Characterizing Nonclassical Correlations via Local Quantum Uncertainty

TL;DR

This paper introduces a measure of nonclassical correlations based on local quantum uncertainty, demonstrating its role in guaranteeing minimum precision in quantum metrology, especially in phase estimation tasks.

Contribution

It defines a unique measure of nonclassical correlations for 2 x d systems using local quantum uncertainty and explores its implications for quantum metrology.

Findings

A unique measure of nonclassical correlations is derived for 2 x d systems.

The measure is evaluated in closed form for specific bipartite systems.

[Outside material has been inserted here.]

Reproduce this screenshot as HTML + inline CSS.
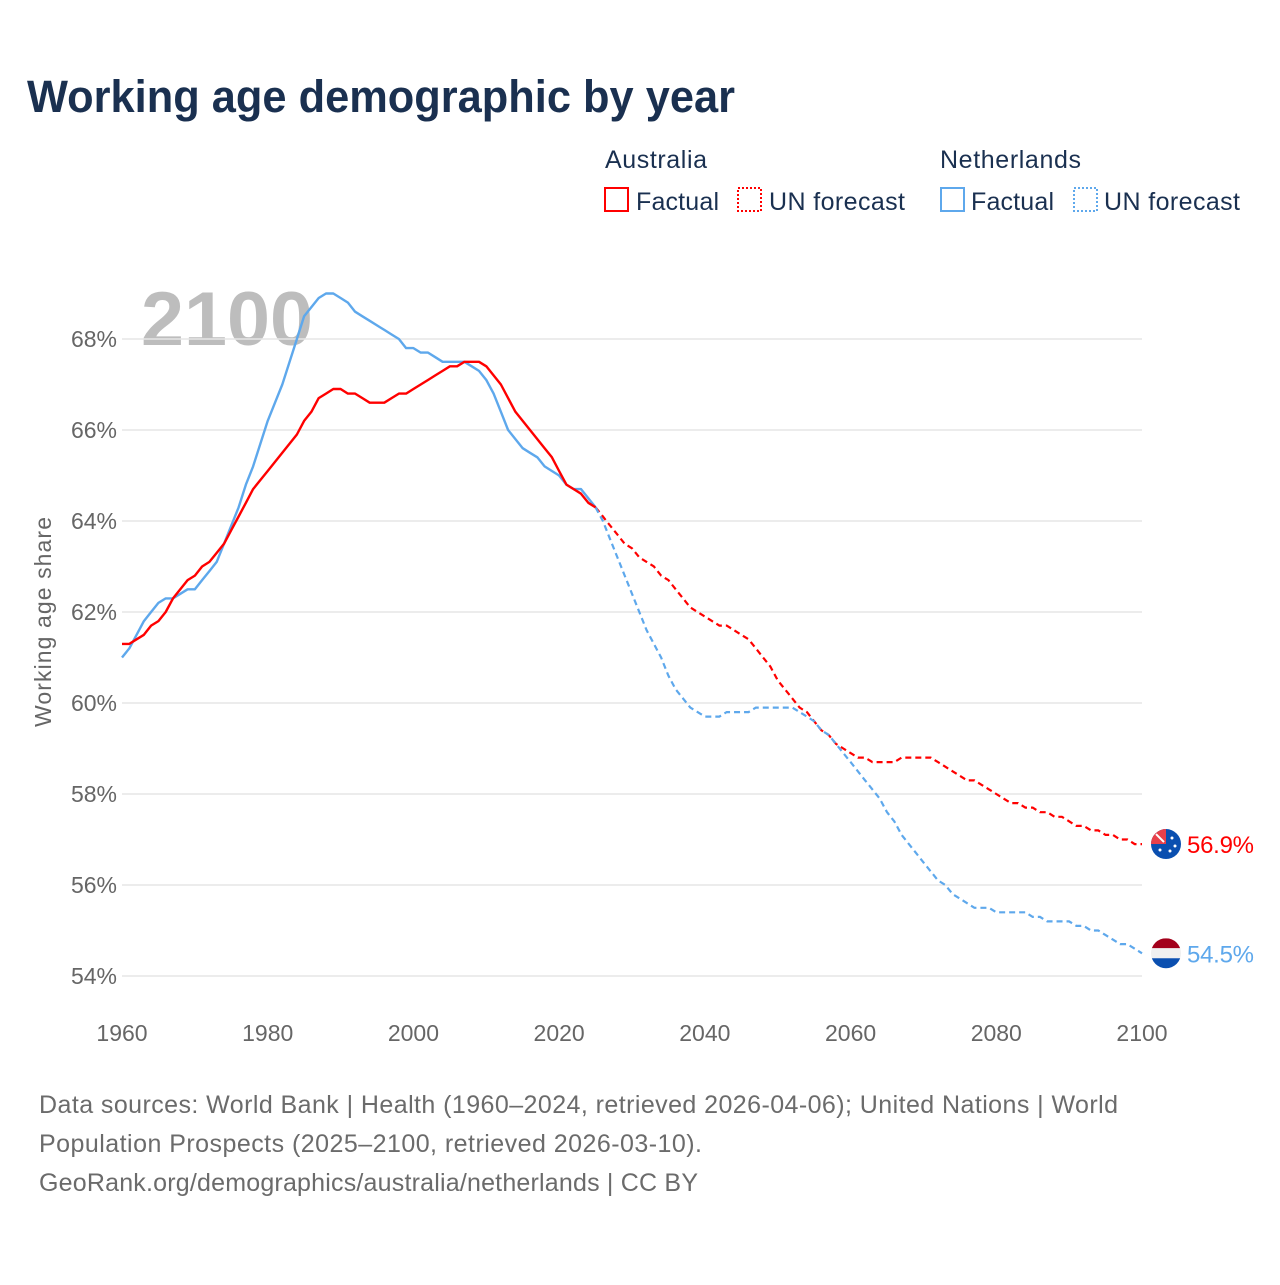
<!DOCTYPE html>
<html><head><meta charset="utf-8"><style>
html,body{margin:0;padding:0;background:#fff;}
body{width:1280px;height:1280px;overflow:hidden;font-family:"Liberation Sans",sans-serif;}
</style></head><body>
<svg id="chart" width="1280" height="1280" xmlns="http://www.w3.org/2000/svg" font-family="Liberation Sans, sans-serif">
<text x="27" y="112" font-size="45" font-weight="bold" fill="#1a3050" textLength="708" lengthAdjust="spacingAndGlyphs">Working age demographic by year</text>
<g font-size="25" fill="#1a3050">
<text x="605" y="168" textLength="102">Australia</text>
<text x="940" y="168" textLength="141">Netherlands</text>
<g><rect x="605" y="188" width="23" height="23" fill="none" stroke="#f00" stroke-width="2"/><text x="636" y="210" textLength="83">Factual</text></g>
<g><rect x="738" y="188" width="23" height="23" fill="none" stroke="#f00" stroke-width="2" stroke-dasharray="2,2"/><text x="769" y="210" textLength="136">UN forecast</text></g>
<g><rect x="941" y="188" width="23" height="23" fill="none" stroke="#5ea8ec" stroke-width="2"/><text x="971" y="210" textLength="83">Factual</text></g>
<g><rect x="1074" y="188" width="23" height="23" fill="none" stroke="#5ea8ec" stroke-width="2" stroke-dasharray="2,2"/><text x="1104" y="210" textLength="136">UN forecast</text></g>
</g>
<text x="141" y="345" font-size="76" font-weight="bold" fill="#bdbdbd" textLength="172" lengthAdjust="spacingAndGlyphs">2100</text>
<g id="grid"></g>
<g id="yticks" font-size="23" fill="#666"></g>
<g id="xticks" font-size="23" fill="#666"></g>
<text transform="translate(51,622) rotate(-90)" text-anchor="middle" font-size="23" fill="#666" textLength="210">Working age share</text>
<g id="series"></g>
<g id="ends"></g>
<g font-size="25" fill="#6b6b6b">
<text x="39" y="1113" textLength="1079">Data sources: World Bank | Health (1960–2024, retrieved 2026-04-06); United Nations | World</text>
<text x="39" y="1152" textLength="663">Population Prospects (2025–2100, retrieved 2026-03-10).</text>
<text x="39" y="1191" textLength="659">GeoRank.org/demographics/australia/netherlands | CC BY</text>
</g>
</svg>
<script>
const startYear = 1960;
const factualEnd = 2025;
const yTickValues = [54,56,58,60,62,64,66,68];
const xTickValues = [1960,1980,2000,2020,2040,2060,2080,2100];
const australia = [61.3,61.3,61.4,61.5,61.7,61.8,62.0,62.3,62.5,62.7,62.8,63.0,63.1,63.3,63.5,63.8,64.1,64.4,64.7,64.9,65.1,65.3,65.5,65.7,65.9,66.2,66.4,66.7,66.8,66.9,66.9,66.8,66.8,66.7,66.6,66.6,66.6,66.7,66.8,66.8,66.9,67.0,67.1,67.2,67.3,67.4,67.4,67.5,67.5,67.5,67.4,67.2,67.0,66.7,66.4,66.2,66.0,65.8,65.6,65.4,65.1,64.8,64.7,64.6,64.4,64.3,
64.1,63.9,63.7,63.5,63.4,63.2,63.1,63.0,62.8,62.7,62.5,62.3,62.1,62.0,61.9,61.8,61.7,61.7,61.6,61.5,61.4,61.2,61.0,60.8,60.5,60.3,60.1,59.9,59.8,59.6,59.4,59.3,59.1,59.0,58.9,58.8,58.8,58.7,58.7,58.7,58.7,58.8,58.8,58.8,58.8,58.8,58.7,58.6,58.5,58.4,58.3,58.3,58.2,58.1,58.0,57.9,57.8,57.8,57.7,57.7,57.6,57.6,57.5,57.5,57.4,57.3,57.3,57.2,57.2,57.1,57.1,57.0,57.0,56.9,56.9];
const netherlands = [61.0,61.2,61.5,61.8,62.0,62.2,62.3,62.3,62.4,62.5,62.5,62.7,62.9,63.1,63.5,63.9,64.3,64.8,65.2,65.7,66.2,66.6,67.0,67.5,68.0,68.5,68.7,68.9,69.0,69.0,68.9,68.8,68.6,68.5,68.4,68.3,68.2,68.1,68.0,67.8,67.8,67.7,67.7,67.6,67.5,67.5,67.5,67.5,67.4,67.3,67.1,66.8,66.4,66.0,65.8,65.6,65.5,65.4,65.2,65.1,65.0,64.8,64.7,64.7,64.5,64.3,
64.0,63.6,63.2,62.8,62.4,62.0,61.6,61.3,61.0,60.6,60.3,60.1,59.9,59.8,59.7,59.7,59.7,59.8,59.8,59.8,59.8,59.9,59.9,59.9,59.9,59.9,59.9,59.8,59.7,59.6,59.4,59.3,59.1,58.9,58.7,58.5,58.3,58.1,57.9,57.6,57.4,57.1,56.9,56.7,56.5,56.3,56.1,56.0,55.8,55.7,55.6,55.5,55.5,55.5,55.4,55.4,55.4,55.4,55.4,55.3,55.3,55.2,55.2,55.2,55.2,55.1,55.1,55.0,55.0,54.9,54.8,54.7,54.7,54.6,54.5];

const NS='http://www.w3.org/2000/svg';
const X0=122,X1=1142,Y68=339,Y54=976;
function xs(y){return X0+(y-1960)*(X1-X0)/140;}
function ys(v){return Y68+(68-v)*(Y54-Y68)/14;}
function mk(tag,attrs,parent){const e=document.createElementNS(NS,tag);for(const k in attrs)e.setAttribute(k,attrs[k]);parent.appendChild(e);return e;}
const grid=document.getElementById('grid'),yt=document.getElementById('yticks'),xt=document.getElementById('xticks');
yTickValues.forEach(v=>{
  const l=mk('line',{x1:X0,x2:X1,y1:ys(v),y2:ys(v),stroke:'#e6e6e6','stroke-width':1.5},grid);
  
  
  const t=mk('text',{x:117,y:ys(v)+8,'text-anchor':'end'},yt);t.textContent=v+'%';
  
  
});
xTickValues.forEach(y=>{
  const t=mk('text',{x:xs(y),y:1041,'text-anchor':'middle'},xt);t.textContent=y;
  
  
});
const ser=document.getElementById('series');
function path(arr,from,to){let d='';for(let i=from;i<=to;i++){const yr=startYear+i;d+=(i===from?'M':'L')+xs(yr).toFixed(1)+','+ys(arr[i]).toFixed(1);}return d;}
const fi=factualEnd-startYear;
[[australia,'#f00','au'],[netherlands,'#5ea8ec','nl']].forEach(([arr,c,n])=>{
  const f=mk('path',{d:path(arr,fi,arr.length-1),fill:'none',stroke:c,'stroke-width':2.2,'stroke-dasharray':'6,4'},ser);
  
  
});
[[netherlands,'#5ea8ec','nl'],[australia,'#f00','au']].forEach(([arr,c,n])=>{
  const p=mk('path',{d:path(arr,0,fi),fill:'none',stroke:c,'stroke-width':2.4,'stroke-linejoin':'round'},ser);
  
  
});
const ends=document.getElementById('ends');
const fx=1166;
const R=15;
// Australia flag
const ay=ys(australia[australia.length-1]);
const ag=mk('g',{},ends);


mk('circle',{cx:fx,cy:ay,r:R,fill:'#0a4fb0'},ag);
mk('path',{d:`M${fx-R},${ay} A${R},${R} 0 0 1 ${fx},${ay-R} L${fx},${ay} Z`,fill:'#e8404a'},ag);
mk('path',{d:`M${fx-10},${ay-10} L${fx-2},${ay-2}`,stroke:'#fff','stroke-width':2},ag);
[[6,-6],[9,2],[4,7],[-6,6]].forEach(([dx,dy])=>mk('circle',{cx:fx+dx,cy:ay+dy,r:1.5,fill:'#fff'},ag));
const at=mk('text',{x:1187,y:ay+9,'font-size':24,fill:'#f00',textLength:67},ends);at.textContent=australia[australia.length-1].toFixed(1)+'%';


// Netherlands flag
const ny=ys(netherlands[netherlands.length-1]);
const ng=mk('g',{},ends);


mk('clipPath',{id:'nlc'},ng);
mk('circle',{cx:fx,cy:ny,r:R},document.getElementById('nlc'));
mk('rect',{x:fx-R,y:ny-R,width:2*R,height:10,fill:'#a3001b','clip-path':'url(#nlc)'},ng);
mk('rect',{x:fx-R,y:ny-5,width:2*R,height:10,fill:'#f0f0f0','clip-path':'url(#nlc)'},ng);
mk('rect',{x:fx-R,y:ny+5,width:2*R,height:11,fill:'#0a4fb0','clip-path':'url(#nlc)'},ng);
const nt=mk('text',{x:1187,y:ny+9,'font-size':24,fill:'#5ea8ec',textLength:67},ends);nt.textContent=netherlands[netherlands.length-1].toFixed(1)+'%';


</script>
</body></html>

Quantum discord in bipartite states guarantees a minimum precision in phase estimation.

Abstract

Quantum mechanics predicts that measurements of incompatible observables carry a minimum uncertainty which is independent of technical deficiencies of the measurement apparatus or incomplete knowledge of the state of the system. Nothing yet seems to prevent a single physical quantity, such as one spin component, from being measured with arbitrary precision. Here we show that an intrinsic quantum uncertainty on a single observable is ineludible in a number of physical situations. When revealed on local observables of a bipartite system, such uncertainty defines an entire class of bona fide measures of nonclassical correlations. For the case of 2 x d systems, we find that a unique measure is defined, which we evaluate in closed form. We then discuss the role that these correlations, which are of the 'discord' type, can play in the context of quantum metrology. We show in particular that the amount of discord present in a bipartite mixed probe state guarantees a minimum precision, as quantified by the quantum Fisher information, in the optimal phase estimation protocol.